In November 2025, the UN Security Council voted to renew the mandate of the UN Interim Security Force for Abyei (UNISFA), extending the mission through November 2026. The U.S. drafted and negotiated the resolution, which passed 12-0 with three abstentions, and tied future renewals to clear progress by Sudan and South Sudan. This includes creating a joint police force and fully demilitarizing the territory.
UNISFA currently maintains a strength of roughly 4,000 personnel tasked with protecting civilians, deterring violence and ensuring safe humanitarian access in a territory that continues to experience clashes and displacement. The Security Council has underscored the mission’s core purpose of civilian protection and the continuity of life-saving humanitarian operations.
Mandate Origins
UNISFA was originally created in June 2011 following renewed violence and political uncertainty in the disputed border region between Sudan and South Sudan. Initially composed of 4,200 Ethiopian troops, the mission was tasked with protecting civilians under imminent threat and stabilizing Abyei after the withdrawal of armed forces. In subsequent years, the mandate expanded to include monitoring of the entire border, support to joint verification mechanisms and increased troop strength.
UNISFA is headquartered in Abyei Town, operating through three sectors spanning the northern, central and southern parts of the territory.
The Security Council periodically reassesses the mission’s size and focus. In 2019, Resolution 2469 affirmed that instability in Abyei still posed a threat to international peace and security, but reduced troop ceilings to 3,550 while increasing police capacity to support stabilization and rule-of-law functions. In 2021, Resolution 2609 lowered troop strength further to 3,250 and maintained a police ceiling of 640 officers, while again extending the mission under Chapter VII authority. The latest resolutions emphasize the need for stronger civilian leadership, including the appointment of a civilian deputy head of mission, reflecting a gradual shift from purely military stabilization toward a longer-term political and civilian protection framework.
History of Engagement
Abyei’s unresolved status stems from decades of civil war rooted in ethnic, religious and political divisions between the largely non-Arab, non-Muslim South and the predominantly Arab, Muslim north. South Sudan gained independence in 2011, but Abyei – an oil-rich border region claimed by both states – was left without a final determination due to disagreement over who qualifies to vote in a promised referendum. UNISFA was deployed that same year to monitor the border, facilitate humanitarian access and protect civilians, including through the authorized use of force.

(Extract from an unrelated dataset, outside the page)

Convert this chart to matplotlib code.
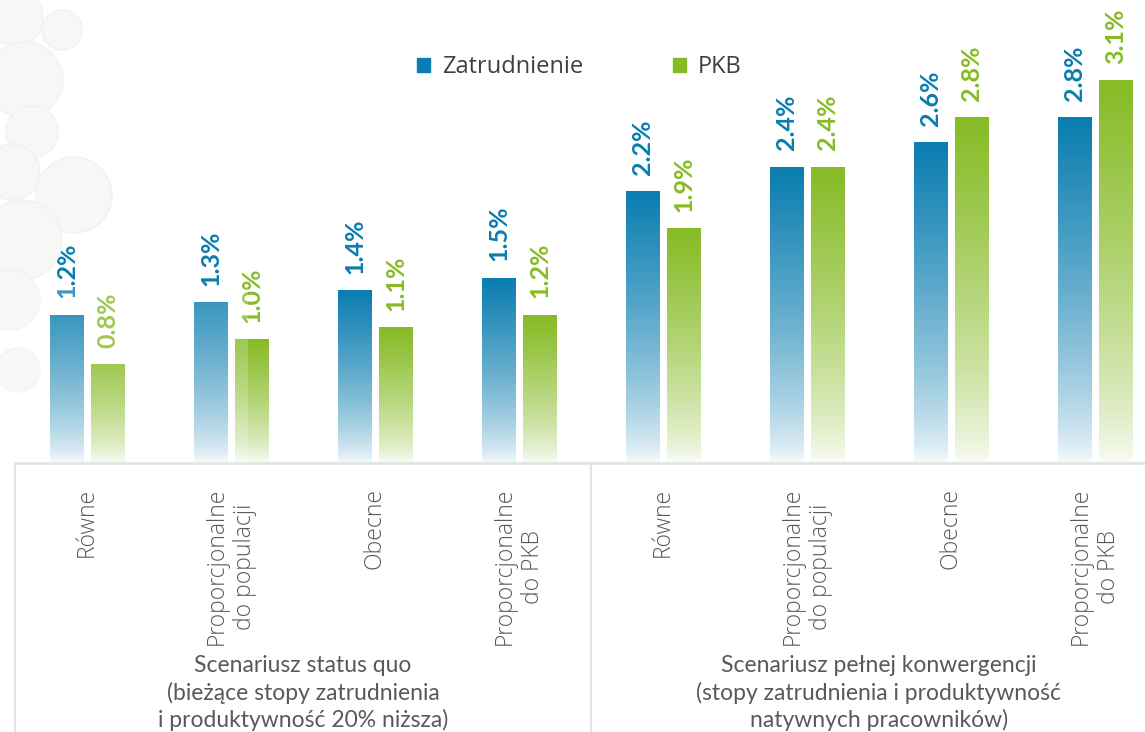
import matplotlib
matplotlib.use("Agg")
import matplotlib.pyplot as plt
import matplotlib.colors as mcolors
from matplotlib.patches import Patch, Circle, Rectangle
import numpy as np

# data
categories = ["Równe", "Proporcjonalne\ndo populacji", "Obecne", "Proporcjonalne\ndo PKB",
              "Równe", "Proporcjonalne\ndo populacji", "Obecne", "Proporcjonalne\ndo PKB"]
zatrudnienie = [1.2, 1.3, 1.4, 1.5, 2.2, 2.4, 2.6, 2.8]
pkb = [0.8, 1.0, 1.1, 1.2, 1.9, 2.4, 2.8, 3.1]
groups = ["Scenariusz status quo\n(bieżące stopy zatrudnienia\ni produktywność 20% niższa)",
          "Scenariusz pełnej konwergencji\n(stopy zatrudnienia i produktywność\nnatywnych pracowników)"]
series_names = ["Zatrudnienie", "PKB"]

BLUE = "#0a7db0"
GREEN = "#86bb25"
GRID = "#e3e3e3"
TXT = "#595959"

W, H = 1145, 732
fig = plt.figure(figsize=(W / 100, H / 100), dpi=100)
fig.patch.set_facecolor("white")


def fx(px):
    return px / W


def fy(py):
    return 1 - py / H


# faint bubbles in the top-left corner (decoration)
bubbles = [(15, 18, 28), (62, 30, 20), (25, 80, 38), (32, 132, 26), (12, 172, 28),
           (74, 195, 38), (22, 240, 40), (10, 300, 30), (18, 370, 22)]
for bx, by, br in bubbles:
    c = Circle((bx, H - by), br, transform=None, fc="#f7f7f7", ec="#f1f1f1", lw=1.0, zorder=0)
    fig.patches.append(c)

ax = fig.add_axes([fx(15), fy(463), fx(1130), 463 / H])
ax.set_facecolor("none")

x = np.arange(len(categories))
off, bw = 0.142, 0.23
b1 = ax.bar(x - off, zatrudnienie, bw, color=BLUE)
b2 = ax.bar(x + off, pkb, bw, color=GREEN)


def gradient_fill(patch, color):
    rgb = np.array(mcolors.to_rgb(color))
    t = np.linspace(0, 1, 256) ** 0.7
    img = 1 - (1 - rgb)[None, None, :] * (0.02 + 0.98 * t)[:, None, None]
    x0, w, h = patch.get_x(), patch.get_width(), patch.get_height()
    ax.imshow(img, extent=(x0, x0 + w, 0, h), origin="lower", aspect="auto",
              interpolation="bilinear", zorder=2)
    patch.set_visible(False)


for bars, vals, col in [(b1, zatrudnienie, BLUE), (b2, pkb, GREEN)]:
    for p, v in zip(bars, vals):
        gradient_fill(p, col)
        ax.annotate(f"{v:.1f}%", (p.get_x() + p.get_width() / 2, v), xytext=(0, 12),
                    textcoords="offset points", rotation=90, ha="center", va="bottom",
                    fontsize=18, fontweight="bold", color=col, family="Lato")

ax.set_xlim(-0.5, -0.5 + 1130 / 144)
ax.set_ylim(0, 463 / 123.3)
ax.set_yticks([])
for s in ["top", "right", "left"]:
    ax.spines[s].set_visible(False)
ax.spines["bottom"].set_color(GRID)
ax.spines["bottom"].set_linewidth(2)

ax.set_xticks(x)
ax.set_xticklabels(categories, rotation=90, ha="center", va="top", multialignment="center",
                   fontsize=16.5, fontweight="light", color=TXT, family="Open Sans",
                   linespacing=1.2)
ax.tick_params(axis="x", length=0, pad=18)

# group separators and group captions
trans = ax.get_xaxis_transform()
for sx in [-0.5, 3.5, 7.5]:
    ax.plot([sx, sx], [0, -1], color=GRID, lw=1.5, transform=trans, clip_on=False)
for gi, g in enumerate(groups):
    ax.text(gi * 4 + 1.5, (463 - 693) / 463, g, transform=trans, ha="center", va="center",
            multialignment="center", fontsize=16.5, color=TXT, family="Lato", linespacing=1.3)

# light overlay from the background image on the first bars
fig.patches.append(Rectangle((0, H - 463), 248, 175, transform=None, fc="white",
                             alpha=0.2, ec="none", zorder=5))

handles = [Patch(color=BLUE), Patch(color=GREEN)]
fig.legend(handles, series_names, loc="center", bbox_to_anchor=(fx(579), fy(67)), ncol=2,
           frameon=False, handlelength=0.55, handleheight=0.55, handletextpad=0.5,
           columnspacing=3.8, prop={"family": "Open Sans", "size": 17}, labelcolor="#404040")

fig.savefig("out.png", dpi=100)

Fourteen years later, it remains one of the few stabilizing institutions in a territory claimed by both countries and fully governed by neither.
Abyei sits along long-established migration routes for the Arab-identified Misseriya pastoralists and is considered the ancestral homeland of the Ngok Dinka. Colonial-era maps drawn – and redrawn – under the Anglo-Egyptian administration further blurred ownership, and the region’s growing strategic value after the discovery of oil layered economic stakes atop identity and sovereignty disputes.